### DATASET EXTRACT
--- Begin ---
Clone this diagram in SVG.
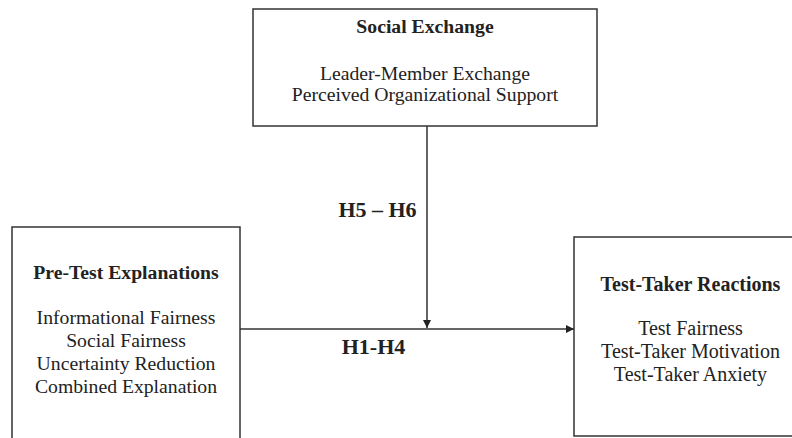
<svg xmlns="http://www.w3.org/2000/svg" width="792" height="438" viewBox="0 0 792 438">
<style>
.box{fill:#fff;stroke:#333;stroke-width:1.5}
.t{font-family:"Liberation Serif",serif;font-size:19.7px;fill:#222;text-anchor:middle}
.r{font-size:20px}
.b{font-weight:bold}
.lbl{font-family:"Liberation Serif",serif;font-size:22px;font-weight:bold;fill:#222;text-anchor:middle}
.edge{stroke:#333;stroke-width:1.5;fill:none}
</style>
<defs>
<marker id="ah" viewBox="0 0 10 10" refX="10" refY="5" markerWidth="8" markerHeight="8" markerUnits="userSpaceOnUse" orient="auto">
<path d="M0,0 L10,5 L0,10 z" fill="#222"/>
</marker>
</defs>
<rect width="792" height="438" fill="#fff"/>
<g id="social-exchange">
<rect class="box" x="253" y="9" width="344" height="117"/>
<text class="t b" x="425" y="33">Social Exchange</text>
<text class="t" x="425" y="80">Leader-Member Exchange</text>
<text class="t" x="425" y="101">Perceived Organizational Support</text>
</g>
<g id="pre-test">
<rect class="box" x="12" y="227" width="228" height="230"/>
<text class="t b" x="126" y="279">Pre-Test Explanations</text>
<text class="t" x="126" y="324">Informational Fairness</text>
<text class="t" x="126" y="347">Social Fairness</text>
<text class="t" x="126" y="370">Uncertainty Reduction</text>
<text class="t" x="126" y="393">Combined Explanation</text>
</g>
<g id="reactions">
<rect class="box" x="574" y="237" width="240" height="199"/>
<text class="t r b" x="690.5" y="291">Test-Taker Reactions</text>
<text class="t r" x="690.5" y="335">Test Fairness</text>
<text class="t r" x="690.5" y="358">Test-Taker Motivation</text>
<text class="t r" x="690.5" y="381">Test-Taker Anxiety</text>
</g>
<g id="connectors">
<line class="edge" x1="240" y1="329" x2="574" y2="329" marker-end="url(#ah)"/>
<line class="edge" x1="427" y1="126" x2="427" y2="328" marker-end="url(#ah)"/>
<text class="lbl" x="377.5" y="217">H5 – H6</text>
<text class="lbl" x="373.5" y="354">H1-H4</text>
</g>
</svg>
--- End ---
### TASK REQUIREMENTS
Reproduce the data above in full, exactly as it is, with the pictures left out.

### ANSWER TO THIS PROBLEM
Clone this diagram in SVG.
<svg xmlns="http://www.w3.org/2000/svg" width="792" height="438" viewBox="0 0 792 438">
<style>
.box{fill:#fff;stroke:#333;stroke-width:1.5}
.t{font-family:"Liberation Serif",serif;font-size:19.7px;fill:#222;text-anchor:middle}
.r{font-size:20px}
.b{font-weight:bold}
.lbl{font-family:"Liberation Serif",serif;font-size:22px;font-weight:bold;fill:#222;text-anchor:middle}
.edge{stroke:#333;stroke-width:1.5;fill:none}
</style>
<defs>
<marker id="ah" viewBox="0 0 10 10" refX="10" refY="5" markerWidth="8" markerHeight="8" markerUnits="userSpaceOnUse" orient="auto">
<path d="M0,0 L10,5 L0,10 z" fill="#222"/>
</marker>
</defs>
<rect width="792" height="438" fill="#fff"/>
<g id="social-exchange">
<rect class="box" x="253" y="9" width="344" height="117"/>
<text class="t b" x="425" y="33">Social Exchange</text>
<text class="t" x="425" y="80">Leader-Member Exchange</text>
<text class="t" x="425" y="101">Perceived Organizational Support</text>
</g>
<g id="pre-test">
<rect class="box" x="12" y="227" width="228" height="230"/>
<text class="t b" x="126" y="279">Pre-Test Explanations</text>
<text class="t" x="126" y="324">Informational Fairness</text>
<text class="t" x="126" y="347">Social Fairness</text>
<text class="t" x="126" y="370">Uncertainty Reduction</text>
<text class="t" x="126" y="393">Combined Explanation</text>
</g>
<g id="reactions">
<rect class="box" x="574" y="237" width="240" height="199"/>
<text class="t r b" x="690.5" y="291">Test-Taker Reactions</text>
<text class="t r" x="690.5" y="335">Test Fairness</text>
<text class="t r" x="690.5" y="358">Test-Taker Motivation</text>
<text class="t r" x="690.5" y="381">Test-Taker Anxiety</text>
</g>
<g id="connectors">
<line class="edge" x1="240" y1="329" x2="574" y2="329" marker-end="url(#ah)"/>
<line class="edge" x1="427" y1="126" x2="427" y2="328" marker-end="url(#ah)"/>
<text class="lbl" x="377.5" y="217">H5 – H6</text>
<text class="lbl" x="373.5" y="354">H1-H4</text>
</g>
</svg>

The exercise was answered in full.